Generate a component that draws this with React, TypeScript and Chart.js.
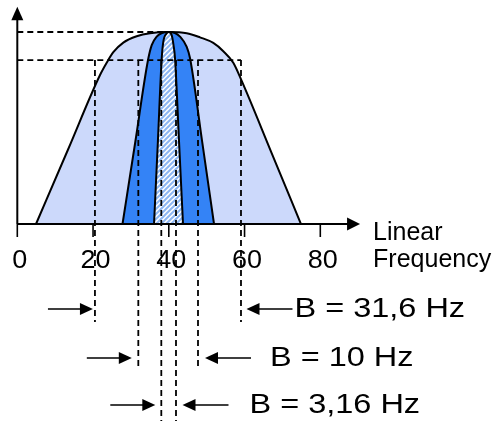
import { useEffect, useRef } from 'react';
import { Chart, registerables } from 'chart.js';

Chart.register(...registerables);

// ---- data (frequency in Hz on x, relative amplitude on y) ----
const xTicks = [0, 20, 40, 60, 80];
const tickLabels = ['0', '20', '40', '60', '80'];
const axisLabel = ['Linear', 'Frequency'];

const wideCurve = [
  { x: 4.94, y: 0 }, { x: 13.4, y: 0.388 }, { x: 21.84, y: 0.776 }, { x: 23.6, y: 0.84 },
  { x: 25.35, y: 0.895 }, { x: 27.99, y: 0.945 }, { x: 31.52, y: 0.978 }, { x: 35.04, y: 0.994 },
  { x: 39.9, y: 1.0 }, { x: 44.73, y: 0.994 }, { x: 48.24, y: 0.972 }, { x: 51.75, y: 0.943 },
  { x: 54.39, y: 0.9 }, { x: 57.03, y: 0.84 }, { x: 59.25, y: 0.745 }, { x: 67.1, y: 0.372 },
  { x: 74.9, y: 0 },
];
const midCurve = [
  { x: 27.78, y: 0 }, { x: 31.15, y: 0.427 }, { x: 34.51, y: 0.854 }, { x: 35.49, y: 0.932 },
  { x: 36.8, y: 0.976 }, { x: 38.2, y: 0.995 }, { x: 39.9, y: 1.0 }, { x: 41.64, y: 0.995 },
  { x: 42.96, y: 0.976 }, { x: 44.73, y: 0.923 }, { x: 45.61, y: 0.863 }, { x: 48.8, y: 0.43 },
  { x: 51.94, y: 0 },
];
const narrowCurve = [
  { x: 36.1, y: 0 }, { x: 37.12, y: 0.43 }, { x: 38.13, y: 0.863 }, { x: 38.55, y: 0.949 },
  { x: 39.45, y: 0.993 }, { x: 39.9, y: 1.0 }, { x: 40.76, y: 0.984 }, { x: 41.24, y: 0.932 },
  { x: 41.64, y: 0.863 }, { x: 42.7, y: 0.43 }, { x: 43.75, y: 0 },
];

const peakLevel = 1.0;
const peakFreq = 39.9;
const bandLevel = 0.854;
const bandLeft = [20.5, 31.95, 38.02];
const bandRight = [59.06, 47.71, 41.9];
const bandLabels = ['B = 31,6 Hz', 'B = 10 Hz', 'B = 3,16 Hz'];
// annotation rows below the axis (amplitude units)
const bandRowY = [-0.443, -0.698, -0.943];
const bandLineEnd = [-0.51, -0.745, -1.03];

const FONT = '"Liberation Sans", Arial, Helvetica, sans-serif';

function makeHatch(): CanvasPattern | string {
  const s = 5;
  const c = document.createElement('canvas');
  c.width = s;
  c.height = s;
  const g = c.getContext('2d');
  if (!g) return '#ffffff';
  g.fillStyle = '#ffffff';
  g.fillRect(0, 0, s, s);
  g.strokeStyle = '#8db6f2';
  g.lineWidth = 2;
  g.beginPath();
  g.moveTo(0, s); g.lineTo(s, 0);
  g.moveTo(-1, 1); g.lineTo(1, -1);
  g.moveTo(s - 1, s + 1); g.lineTo(s + 1, s - 1);
  g.stroke();
  return g.createPattern(c, 'repeat') || '#ffffff';
}

function stretchedText(ctx: CanvasRenderingContext2D, text: string, x: number, y: number, size: number, sx: number, align: 'left' | 'center') {
  ctx.save();
  ctx.font = `${size}px ${FONT}`;
  ctx.textBaseline = 'alphabetic';
  ctx.textAlign = 'left';
  const w = ctx.measureText(text).width * sx;
  const left = align === 'center' ? x - w / 2 : x;
  ctx.translate(left, y);
  ctx.scale(sx, 1);
  ctx.fillStyle = '#000';
  ctx.fillText(text, 0, 0);
  ctx.restore();
}

function arrowHead(ctx: CanvasRenderingContext2D, tipX: number, tipY: number, dx: number, dy: number, len: number, half: number) {
  const bx = tipX - dx * len;
  const by = tipY - dy * len;
  ctx.beginPath();
  ctx.moveTo(tipX, tipY);
  ctx.lineTo(bx - dy * half, by + dx * half);
  ctx.lineTo(bx + dy * half, by - dx * half);
  ctx.closePath();
  ctx.fill();
}

const diagramPlugin = {
  id: 'diagram',
  afterDatasetsDraw(chart: any) {
    const ctx: CanvasRenderingContext2D = chart.ctx;
    const xs = chart.scales.x;
    const ys = chart.scales.y;
    const X = (v: number) => xs.getPixelForValue(v);
    const Y = (v: number) => ys.getPixelForValue(v);
    ctx.save();
    ctx.fillStyle = '#000';
    ctx.strokeStyle = '#000';
    ctx.lineCap = 'butt';

    const x0 = X(0);
    const y0 = Y(0);
    // axes
    ctx.lineWidth = 2;
    ctx.beginPath();
    ctx.moveTo(x0, y0);
    ctx.lineTo(X(87.5), y0);
    ctx.stroke();
    arrowHead(ctx, X(90.5), y0, 1, 0, 13, 6.5);
    ctx.beginPath();
    ctx.moveTo(x0, y0);
    ctx.lineTo(x0, Y(1.08));
    ctx.stroke();
    arrowHead(ctx, x0, Y(1.132), 0, -1, 13.5, 6);

    // ticks
    ctx.lineWidth = 1.6;
    xTicks.forEach((t) => {
      ctx.beginPath();
      ctx.moveTo(X(t), y0);
      ctx.lineTo(X(t), y0 + 13);
      ctx.stroke();
    });
    xTicks.forEach((t, i) => {
      stretchedText(ctx, tickLabels[i], X(t) + 2.5, y0 + 44, 25, 1.08, 'center');
    });
    const endX = X(90.5);
    stretchedText(ctx, axisLabel[0], endX + 13, y0 + 16, 25, 1.0, 'left');
    stretchedText(ctx, axisLabel[1], endX + 13, y0 + 43, 25, 1.0, 'left');

    // bandwidth arrows
    const gapL = [2, 6.5, 6];
    const gapR = [5.5, 7, 6.5];
    const textGap = [2, 19, 21];
    ctx.lineWidth = 1.6;
    bandLabels.forEach((lab, i) => {
      const ry = Y(bandRowY[i]);
      const lt = X(bandLeft[i]) - gapL[i];
      const rt = X(bandRight[i]) + gapR[i];
      ctx.beginPath();
      ctx.moveTo(lt - 45, ry);
      ctx.lineTo(lt - 10, ry);
      ctx.moveTo(rt + 10, ry);
      ctx.lineTo(rt + 46, ry);
      ctx.stroke();
      arrowHead(ctx, lt, ry, 1, 0, 13, 6);
      arrowHead(ctx, rt, ry, -1, 0, 13, 6);
      stretchedText(ctx, lab, rt + 46 + textGap[i], ry + 8, 28, 1.16, 'left');
    });
    ctx.restore();
  },
};

export default function App() {
  const ref = useRef<HTMLCanvasElement>(null);
  useEffect(() => {
    const canvas = ref.current;
    if (!canvas) return;
    const hatch = makeHatch();
    const dash = [6, 4];
    const shape = (data: any[], bg: any, order: number) => ({
      data,
      backgroundColor: bg,
      borderColor: '#000',
      borderWidth: 2,
      pointRadius: 0,
      fill: 'origin',
      cubicInterpolationMode: 'monotone',
      order,
    });
    const dashed = (data: any[]) => ({
      data,
      borderColor: '#000',
      borderWidth: 1.8,
      borderDash: dash,
      pointRadius: 0,
      fill: false,
      tension: 0,
      order: 1,
    });
    const datasets: any[] = [
      shape(wideCurve, '#ccd9fb', 10),
      shape(midCurve, '#3483f6', 9),
      shape(narrowCurve, hatch, 8),
      dashed([{ x: 0, y: peakLevel }, { x: peakFreq, y: peakLevel }]),
      dashed([{ x: 0, y: bandLevel }, { x: bandRight[0], y: bandLevel }]),
    ];
    bandLeft.forEach((e, i) => {
      datasets.push(dashed([{ x: e, y: bandLevel }, { x: e, y: bandLineEnd[i] }]));
      datasets.push(dashed([{ x: bandRight[i], y: bandLevel }, { x: bandRight[i], y: bandLineEnd[i] }]));
    });
    const chart = new Chart(canvas, {
      type: 'line',
      data: { datasets },
      options: {
        animation: false,
        responsive: false,
        devicePixelRatio: 1,
        layout: { padding: 0 },
        scales: {
          x: { type: 'linear', min: -17.3 / 3.7875, max: (500 - 17.3) / 3.7875, display: false },
          y: { type: 'linear', min: -1.026, max: 1.1667, display: false },
        },
        plugins: {
          legend: { display: false },
          tooltip: { enabled: false },
        },
      },
      plugins: [diagramPlugin],
    } as any);
    return () => chart.destroy();
  }, []);
  return (
    <div style={{ position: 'fixed', left: 0, top: 0, width: 500, height: 421, background: '#fff' }}>
      <canvas ref={ref} width={500} height={421} style={{ display: 'block', width: 500, height: 421 }} />
    </div>
  );
}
- - - - -
## EXERCISE PROMPT
Reproduce the material above exactly, first line through the line that contains "const axisLabel = ['Linear', 'Frequency'];", minus the pictures.

## OUTPUT OF THE TASK
Generate a component that draws this with React, TypeScript and Chart.js.
import { useEffect, useRef } from 'react';
import { Chart, registerables } from 'chart.js';

Chart.register(...registerables);

// ---- data (frequency in Hz on x, relative amplitude on y) ----
const xTicks = [0, 20, 40, 60, 80];
const tickLabels = ['0', '20', '40', '60', '80'];
const axisLabel = ['Linear', 'Frequency'];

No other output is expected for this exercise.